Even with Eilish, O’Connell is not looking to create the sequel to When We All Fall Asleep, Where Do We Go? At the same time, he’s not looking to dispose of everything that appealed to their audience either. What he does want to do is give people a reason to listen to the new music. In that way, the second album faces similar challenges of staying clear of sounding like anything else on the charts.

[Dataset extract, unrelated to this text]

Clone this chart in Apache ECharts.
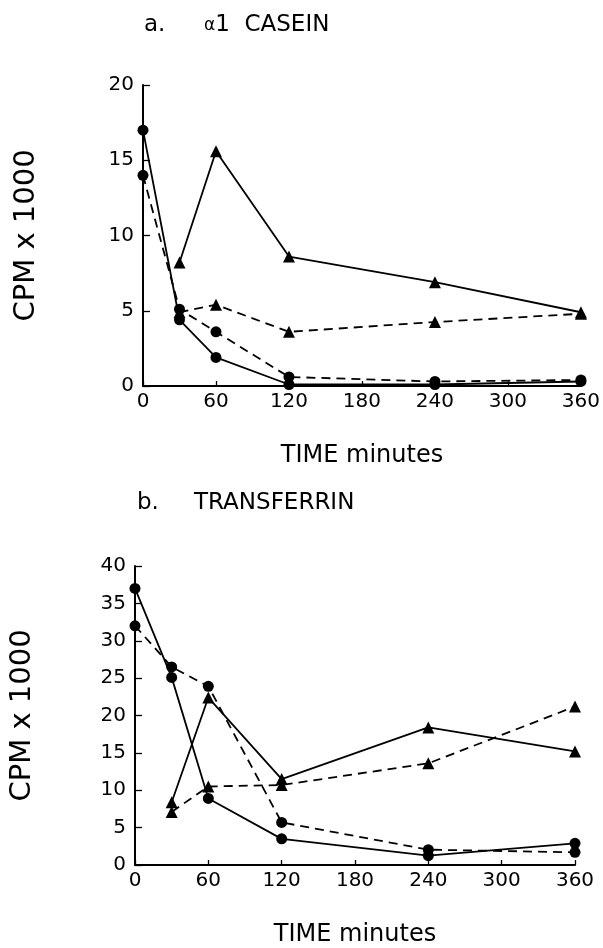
<!DOCTYPE html>
<html>
<head>
<meta charset="utf-8">
<title>CPM x 1000 vs TIME</title>
<script src="https://cdn.jsdelivr.net/npm/echarts@6/dist/echarts.min.js"></script>
<style>
html,body{margin:0;padding:0;background:#fff;}
#chart{width:603px;height:948px;}
</style>
</head>
<body>
<div id="chart"></div>
<script>
'use strict';

// sampling times (minutes)
var TIMES=[0,30,60,120,240,360];

// a. alpha1 casein, CPM x 1000
var caseinCircleSolid=[17,4.4,1.9,0.1,0.1,0.3];
var caseinCircleDash=[14,5.1,3.6,0.6,0.3,0.4];
var caseinTriSolid=[null,8.2,15.6,8.6,6.9,4.9];
var caseinTriDash=[null,4.9,5.4,3.6,4.25,4.8];

// b. transferrin, CPM x 1000
var tfCircleSolid=[37,25.1,8.9,3.5,1.25,2.9];
var tfCircleDash=[32,26.5,23.9,5.7,2.05,1.7];
var tfTriSolid=[null,8.4,22.4,11.5,18.4,15.2];
var tfTriDash=[null,7.1,10.5,10.7,13.6,21.2];

var FONT='DejaVu Sans';

/**
 * pair times with values, skip missing points
 */
function pairs(vals){
    var out=[];
    for(var i=0;i<TIMES.length;i++){
        if(vals[i]!=null) out.push([TIMES[i],vals[i]]);
    }
    return out;
}

function line(idx,vals,symbol,dashed){
    return {
        type:'line',xAxisIndex:idx,yAxisIndex:idx,
        data:pairs(vals),
        symbol:symbol,symbolSize:symbol==='circle'?11:12,
        itemStyle:{color:'#000'},
        lineStyle:{color:'#000',width:1.8,type:dashed?[9,6]:'solid'},
        z:3
    };
}

function xAxis(idx){
    return {
        type:'value',gridIndex:idx,min:0,max:360,interval:60,
        name:'TIME minutes',nameLocation:'middle',nameGap:58,
        nameTextStyle:{fontFamily:FONT,fontSize:24,color:'#000'},
        axisLine:{lineStyle:{color:'#000',width:2}},
        axisTick:{inside:true,length:5,lineStyle:{color:'#000',width:1.3}},
        axisLabel:{fontFamily:FONT,fontSize:20,color:'#000',margin:6},
        splitLine:{show:false}
    };
}

function yAxis(idx,max,gap){
    return {
        type:'value',gridIndex:idx,min:0,max:max,interval:5,
        name:'CPM x 1000',nameLocation:'middle',nameGap:gap,nameRotate:90,
        nameTextStyle:{fontFamily:FONT,fontSize:29,color:'#000'},
        axisLine:{show:true,lineStyle:{color:'#000',width:2}},
        axisTick:{show:true,inside:true,length:7,lineStyle:{color:'#000',width:1.3}},
        axisLabel:{fontFamily:FONT,fontSize:20,color:'#000',margin:9},
        splitLine:{show:false}
    };
}

var chart=echarts.init(document.getElementById('chart'));
chart.setOption({
    animation:false,
    backgroundColor:'#fff',
    title:[
        {text:'a.',left:139,top:9,textStyle:{fontFamily:FONT,fontSize:23,fontWeight:'normal',color:'#000'}},
        {text:'{al|α}1  CASEIN',left:199,top:9,textStyle:{fontFamily:FONT,fontSize:23,fontWeight:'normal',color:'#000',
            rich:{al:{fontFamily:FONT,fontSize:17,color:'#000'}}}},
        {text:'b.',left:132,top:487,textStyle:{fontFamily:FONT,fontSize:23,fontWeight:'normal',color:'#000'}},
        {text:'TRANSFERRIN',left:189,top:487,textStyle:{fontFamily:FONT,fontSize:23,fontWeight:'normal',color:'#000'}}
    ],
    grid:[
        {left:143,top:85,width:439,height:301},
        {left:135,top:566,width:440,height:299}
    ],
    xAxis:[xAxis(0),xAxis(1)],
    yAxis:[yAxis(0,20,102),yAxis(1,40,98)],
    series:[
        line(0,caseinCircleSolid,'circle',false),
        line(0,caseinCircleDash,'circle',true),
        line(0,caseinTriSolid,'triangle',false),
        line(0,caseinTriDash,'triangle',true),
        line(1,tfCircleSolid,'circle',false),
        line(1,tfCircleDash,'circle',true),
        line(1,tfTriSolid,'triangle',false),
        line(1,tfTriDash,'triangle',true)
    ]
});
</script>
</body>
</html>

“Writing a song is a like building a house,” O’Connell concludes. “I want to live in a house that looks really cool and is stylish and that Architectural Digest would love. But I also want the closet to be functional and the dining room to be nice and the living room to be cozy. Songs are like that, too. I want to have a song that is super kick-ass and different and blows people away. But I also want them to sing along to the chorus and for them to think the melody is beautiful and that the lyric is interesting. As a producer, it’s your job to reinvent the wheel and come up with ways to make it better and different than ever before.”